▸ **GIVEN MATERIAL**:

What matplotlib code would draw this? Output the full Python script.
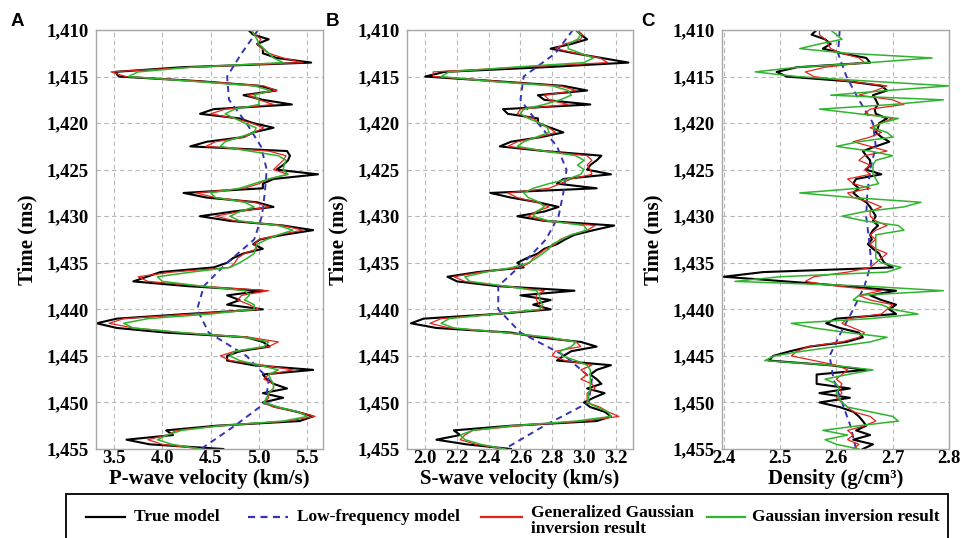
"""Inverted elastic parameters vs. time: P-wave, S-wave velocity and density."""

import matplotlib.pyplot as plt
import numpy as np
from matplotlib.lines import Line2D
from matplotlib.patches import Rectangle
from matplotlib.ticker import FuncFormatter

plt.rcParams["font.family"] = ["Liberation Serif", "DejaVu Serif"]
plt.rcParams["font.weight"] = "bold"
plt.rcParams["axes.labelweight"] = "bold"

# sample times (ms): 0.5 ms for the logs, 2.5 ms for the low-frequency trend
time_ms = np.arange(1410, 1455.01, 0.5)
time_lf = np.arange(1410, 1455.01, 2.5)

# P-wave velocity (km/s)
vp_true = [
    4.89, 4.94, 5.10, 4.98, 5.04, 5.04, 5.18, 5.54, 4.20, 3.51,
    3.55, 4.39, 5.01, 5.18, 4.84, 5.04, 5.34, 4.53, 4.39, 4.80,
    4.94, 5.15, 4.94, 4.84, 4.46, 4.29, 5.29, 5.32, 5.30, 5.25,
    5.18, 5.61, 5.15, 5.04, 5.04, 4.22, 4.46, 4.98, 5.15, 4.73,
    4.39, 4.70, 5.25, 5.56, 5.25, 5.01, 4.94, 5.04, 4.84, 4.73,
    4.67, 4.53, 3.98, 3.84, 3.70, 4.25, 5.04, 4.67, 4.80, 4.67,
    5.04, 4.25, 3.53, 3.32, 3.53, 4.04, 4.87, 5.04, 5.11, 4.80,
    4.67, 4.67, 4.94, 5.56, 5.04, 5.08, 5.15, 5.29, 5.04, 5.25,
    5.04, 5.18, 5.39, 5.56, 5.42, 4.56, 4.04, 4.11, 3.63, 3.87,
    4.63,
]
vp_gg = [
    4.92, 4.96, 5.02, 4.98, 5.03, 5.10, 5.25, 5.45, 4.30, 3.47,
    3.62, 4.40, 5.05, 5.18, 4.88, 5.00, 5.15, 4.65, 4.50, 4.75,
    4.92, 5.05, 4.95, 4.85, 4.55, 4.45, 5.10, 5.28, 5.25, 5.20,
    5.15, 5.30, 5.10, 5.00, 4.85, 4.35, 4.55, 4.95, 5.10, 4.80,
    4.55, 4.75, 5.25, 5.45, 5.20, 5.00, 4.95, 4.98, 4.85, 4.78,
    4.75, 4.70, 4.10, 3.75, 3.85, 4.40, 5.10, 4.82, 4.78, 4.90,
    5.00, 4.30, 3.60, 3.45, 3.70, 4.20, 4.90, 5.20, 5.10, 4.75,
    4.60, 4.70, 5.05, 5.35, 5.10, 5.05, 5.15, 5.15, 5.10, 5.10,
    5.05, 5.15, 5.40, 5.58, 5.30, 4.60, 4.15, 4.05, 3.85, 4.00,
    4.40,
]
vp_gauss = [
    4.92, 4.95, 4.98, 5.00, 5.05, 5.10, 5.15, 5.25, 4.30, 3.75,
    3.65, 4.30, 4.95, 5.12, 4.95, 5.00, 5.00, 4.75, 4.65, 4.75,
    4.85, 4.97, 4.95, 4.80, 4.65, 4.60, 4.90, 5.20, 5.28, 5.26,
    5.25, 5.30, 5.10, 4.95, 4.80, 4.50, 4.55, 4.85, 4.95, 4.80,
    4.70, 4.80, 5.20, 5.35, 5.20, 5.08, 4.98, 4.96, 4.95, 4.88,
    4.80, 4.70, 4.30, 3.95, 4.00, 4.40, 4.85, 4.90, 4.85, 4.95,
    4.95, 4.50, 3.85, 3.60, 3.70, 4.20, 4.85, 5.10, 5.05, 4.75,
    4.70, 4.80, 5.00, 5.20, 5.10, 5.12, 5.15, 5.15, 5.10, 5.08,
    5.05, 5.20, 5.40, 5.50, 5.25, 4.60, 4.20, 4.05, 3.95, 4.10,
    4.40,
]
vp_low = [4.99, 4.82, 4.67, 4.69, 4.87, 5.02, 5.08, 5.06, 5.03, 4.95,
          4.67, 4.43, 4.36, 4.48, 4.87, 5.10, 5.07, 4.75, 4.40]

# S-wave velocity (km/s)
vs_true = [
    2.95, 2.98, 3.02, 2.92, 2.79, 2.94, 3.11, 3.28, 2.75, 2.12,
    2.00, 2.45, 2.87, 3.02, 2.71, 2.75, 3.04, 2.49, 2.52, 2.71,
    2.71, 2.79, 2.87, 2.73, 2.54, 2.47, 2.75, 3.11, 3.08, 3.04,
    3.02, 3.17, 2.87, 2.83, 3.08, 2.41, 2.54, 2.71, 2.84, 2.75,
    2.58, 2.75, 3.19, 3.06, 2.94, 2.88, 2.83, 2.75, 2.71, 2.64,
    2.58, 2.62, 2.33, 2.14, 2.20, 2.45, 2.94, 2.60, 2.79, 2.68,
    2.79, 2.45, 1.99, 1.91, 2.07, 2.54, 2.71, 2.98, 3.08, 2.92,
    2.87, 2.83, 3.17, 3.08, 3.04, 3.08, 3.11, 3.02, 3.13, 3.06,
    3.00, 3.04, 3.13, 3.17, 3.08, 2.54, 2.18, 2.22, 2.07, 2.26,
    2.54,
]
vs_gg = [
    2.96, 2.99, 2.98, 2.88, 2.82, 2.95, 3.10, 3.15, 2.60, 2.05,
    2.05, 2.45, 2.85, 2.95, 2.75, 2.78, 2.90, 2.60, 2.58, 2.68,
    2.72, 2.78, 2.82, 2.72, 2.58, 2.52, 2.75, 3.02, 3.05, 3.02,
    3.04, 3.05, 2.92, 2.85, 2.78, 2.52, 2.58, 2.70, 2.78, 2.70,
    2.65, 2.75, 3.07, 3.02, 2.92, 2.85, 2.82, 2.76, 2.72, 2.68,
    2.66, 2.60, 2.35, 2.18, 2.25, 2.50, 2.75, 2.70, 2.70, 2.72,
    2.75, 2.45, 2.10, 2.03, 2.15, 2.50, 2.75, 2.95, 2.98, 2.82,
    2.80, 2.88, 3.05, 2.98, 3.02, 2.98, 3.05, 3.07, 3.02, 3.02,
    3.02, 3.10, 3.15, 3.22, 3.00, 2.60, 2.30, 2.25, 2.22, 2.32,
    2.50,
]
vs_gauss = [
    2.95, 2.98, 2.96, 2.90, 2.90, 2.98, 3.06, 3.00, 2.55, 2.15,
    2.10, 2.40, 2.80, 2.90, 2.92, 2.85, 2.75, 2.62, 2.60, 2.65,
    2.72, 2.77, 2.78, 2.70, 2.62, 2.58, 2.75, 2.95, 3.00, 2.96,
    3.00, 2.98, 2.90, 2.78, 2.68, 2.62, 2.65, 2.72, 2.75, 2.70,
    2.68, 2.78, 3.00, 3.02, 2.92, 2.86, 2.80, 2.78, 2.74, 2.70,
    2.65, 2.55, 2.38, 2.25, 2.28, 2.50, 2.70, 2.72, 2.72, 2.74,
    2.72, 2.45, 2.15, 2.10, 2.18, 2.50, 2.78, 2.95, 2.92, 2.85,
    2.86, 2.95, 3.02, 3.04, 3.04, 3.04, 3.04, 3.04, 3.03, 3.03,
    3.02, 3.08, 3.15, 3.17, 2.95, 2.55, 2.30, 2.22, 2.25, 2.35,
    2.50,
]
vs_low = [2.93, 2.82, 2.62, 2.60, 2.71, 2.83, 2.89, 2.87, 2.84, 2.76,
          2.62, 2.46, 2.46, 2.60, 2.88, 3.05, 3.03, 2.75, 2.50]

# density (g/cm3)
rho_true = [
    2.565, 2.556, 2.580, 2.590, 2.576, 2.610, 2.653, 2.660, 2.530, 2.494,
    2.512, 2.620, 2.680, 2.690, 2.665, 2.670, 2.674, 2.668, 2.670, 2.690,
    2.676, 2.674, 2.670, 2.680, 2.694, 2.670, 2.647, 2.653, 2.660, 2.660,
    2.653, 2.680, 2.635, 2.630, 2.640, 2.630, 2.640, 2.653, 2.660, 2.665,
    2.670, 2.665, 2.674, 2.665, 2.660, 2.663, 2.656, 2.665, 2.676, 2.680,
    2.685, 2.700, 2.470, 2.400, 2.510, 2.618, 2.706, 2.660, 2.680, 2.706,
    2.694, 2.706, 2.600, 2.582, 2.606, 2.640, 2.647, 2.618, 2.553, 2.518,
    2.488, 2.480, 2.588, 2.653, 2.565, 2.565, 2.565, 2.624, 2.570, 2.624,
    2.570, 2.606, 2.630, 2.640, 2.647, 2.653, 2.635, 2.660, 2.630, 2.665,
    2.647,
]
rho_gg = [
    2.570, 2.570, 2.580, 2.585, 2.590, 2.610, 2.640, 2.650, 2.580, 2.545,
    2.560, 2.620, 2.690, 2.670, 2.640, 2.700, 2.720, 2.660, 2.650, 2.700,
    2.680, 2.660, 2.680, 2.660, 2.630, 2.660, 2.690, 2.650, 2.640, 2.660,
    2.650, 2.660, 2.620, 2.630, 2.660, 2.620, 2.630, 2.660, 2.680, 2.660,
    2.660, 2.670, 2.690, 2.670, 2.660, 2.670, 2.660, 2.670, 2.690, 2.680,
    2.670, 2.660, 2.620, 2.560, 2.545, 2.600, 2.680, 2.640, 2.660, 2.700,
    2.690, 2.680, 2.620, 2.610, 2.630, 2.650, 2.640, 2.610, 2.550, 2.530,
    2.520, 2.560, 2.600, 2.620, 2.610, 2.600, 2.610, 2.605, 2.610, 2.600,
    2.610, 2.620, 2.630, 2.660, 2.670, 2.650, 2.620, 2.630, 2.620, 2.640,
    2.630,
]
rho_gauss = [
    2.590, 2.600, 2.610, 2.570, 2.535, 2.620, 2.770, 2.660, 2.530, 2.456,
    2.530, 2.660, 2.800, 2.690, 2.590, 2.790, 2.700, 2.570, 2.640, 2.710,
    2.680, 2.665, 2.690, 2.700, 2.640, 2.600, 2.660, 2.700, 2.670, 2.665,
    2.665, 2.665, 2.670, 2.675, 2.640, 2.535, 2.630, 2.750, 2.720, 2.650,
    2.610, 2.650, 2.710, 2.720, 2.670, 2.670, 2.670, 2.670, 2.670, 2.670,
    2.680, 2.715, 2.690, 2.500, 2.420, 2.650, 2.790, 2.640, 2.630, 2.680,
    2.700, 2.745, 2.660, 2.520, 2.560, 2.620, 2.690, 2.660, 2.600, 2.540,
    2.490, 2.473, 2.590, 2.665, 2.620, 2.580, 2.600, 2.605, 2.600, 2.605,
    2.610, 2.620, 2.660, 2.700, 2.710, 2.640, 2.576, 2.620, 2.580, 2.600,
    2.640,
]
rho_low = [2.606, 2.603, 2.618, 2.640, 2.665, 2.670, 2.660, 2.655, 2.653, 2.658,
           2.662, 2.650, 2.630, 2.608, 2.588, 2.595, 2.610, 2.625, 2.635]

TRUE_COLOR = "black"
LOW_COLOR = "#3434b4"
GG_COLOR = "#e3241c"
GAUSS_COLOR = "#2eb42e"
DASH = (0, (3.2, 2.4))


def draw_panel(fig, rect, letter, letter_x, curves, xlim, xticks, xlabel):
    true_v, low_v, gg_v, gauss_v = curves
    ax = fig.add_axes(rect)
    ax.plot(true_v, time_ms, color=TRUE_COLOR, linewidth=1.5)
    ax.plot(low_v, time_lf, color=LOW_COLOR, linewidth=1.4, linestyle=DASH)
    ax.plot(gg_v, time_ms, color=GG_COLOR, linewidth=0.9)
    ax.plot(gauss_v, time_ms, color=GAUSS_COLOR, linewidth=1.1)

    ax.set_xlim(*xlim)
    ax.set_ylim(1455, 1410)
    ax.set_xticks(xticks)
    ax.set_xticklabels([f"{v:.1f}" for v in xticks])
    ax.set_yticks(np.arange(1410, 1456, 5))
    ax.yaxis.set_major_formatter(FuncFormatter(lambda v, _: f"{v:,.0f}"))
    ax.tick_params(length=0, labelsize=13.5)
    ax.tick_params(axis="x", pad=1)
    ax.tick_params(axis="y", pad=5)
    ax.grid(True, color="#b8b8b8", linestyle=(0, (4, 3)), linewidth=0.8)
    ax.set_axisbelow(True)
    for spine in ax.spines.values():
        spine.set_color("#a8a8a8")
        spine.set_linewidth(1.0)
    ax.set_xlabel(xlabel, fontsize=15, fontweight="bold", labelpad=1)
    ax.set_ylabel("Time (ms)", fontsize=15, fontweight="bold", labelpad=7)

    fig.text(letter_x / 962, 1 - 21 / 538, letter, fontsize=13.5,
             fontweight="bold", family="Liberation Sans", ha="left", va="center")
    return ax


fig = plt.figure(figsize=(9.62, 5.38), dpi=100)
bottom = 1 - 449 / 538
height = 419 / 538

draw_panel(fig, [96 / 962, bottom, 227 / 962, height], "A", 11,
           (vp_true, vp_low, vp_gg, vp_gauss), (3.314, 5.662),
           [3.5, 4.0, 4.5, 5.0, 5.5], "P-wave velocity (km/s)")
draw_panel(fig, [407 / 962, bottom, 226 / 962, height], "B", 326,
           (vs_true, vs_low, vs_gg, vs_gauss), (1.885, 3.309),
           [2.0, 2.2, 2.4, 2.6, 2.8, 3.0, 3.2], "S-wave velocity (km/s)")
draw_panel(fig, [722 / 962, bottom, 227 / 962, height], "C", 641,
           (rho_true, rho_low, rho_gg, rho_gauss), (2.397, 2.8),
           [2.4, 2.5, 2.6, 2.7, 2.8], "Density (g/cm³)")

# legend box along the bottom edge
fig.add_artist(Rectangle((66 / 962, -4 / 538), 882 / 962, 48 / 538,
                         transform=fig.transFigure, fill=False,
                         edgecolor="black", linewidth=1.3, clip_on=False))

legend_y = 1 - 517 / 538
entries = [
    (86, 125, TRUE_COLOR, "-", 134, "True model"),
    (248, 288, LOW_COLOR, DASH, 297, "Low-frequency model"),
    (481, 522, GG_COLOR, "-", 531, "Generalized Gaussian\ninversion result"),
    (707, 745, GAUSS_COLOR, "-", 752, "Gaussian inversion result"),
]
for x_start, x_end, color, style, text_x, label in entries:
    fig.add_artist(Line2D([x_start / 962, x_end / 962], [legend_y, legend_y],
                          transform=fig.transFigure, color=color,
                          linestyle=style, linewidth=1.6))
    text_y = legend_y if "\n" not in label else 1 - 521 / 538
    fig.text(text_x / 962, text_y, label, fontsize=12.5, fontweight="bold",
             ha="left", va="center", linespacing=1.05)

fig.savefig("out.png", dpi=100)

▸ **EXERCISE PROMPT**: Set down again, exactly, the lines of the material above from its first line to the one with "time_lf = np.arange(1410, 1455.01, 2.5)", inclusive. Leave the pictures out.

▸ **EXERCISE RESPONSE**:
What matplotlib code would draw this? Output the full Python script.
"""Inverted elastic parameters vs. time: P-wave, S-wave velocity and density."""

import matplotlib.pyplot as plt
import numpy as np
from matplotlib.lines import Line2D
from matplotlib.patches import Rectangle
from matplotlib.ticker import FuncFormatter

plt.rcParams["font.family"] = ["Liberation Serif", "DejaVu Serif"]
plt.rcParams["font.weight"] = "bold"
plt.rcParams["axes.labelweight"] = "bold"

# sample times (ms): 0.5 ms for the logs, 2.5 ms for the low-frequency trend
time_ms = np.arange(1410, 1455.01, 0.5)
time_lf = np.arange(1410, 1455.01, 2.5)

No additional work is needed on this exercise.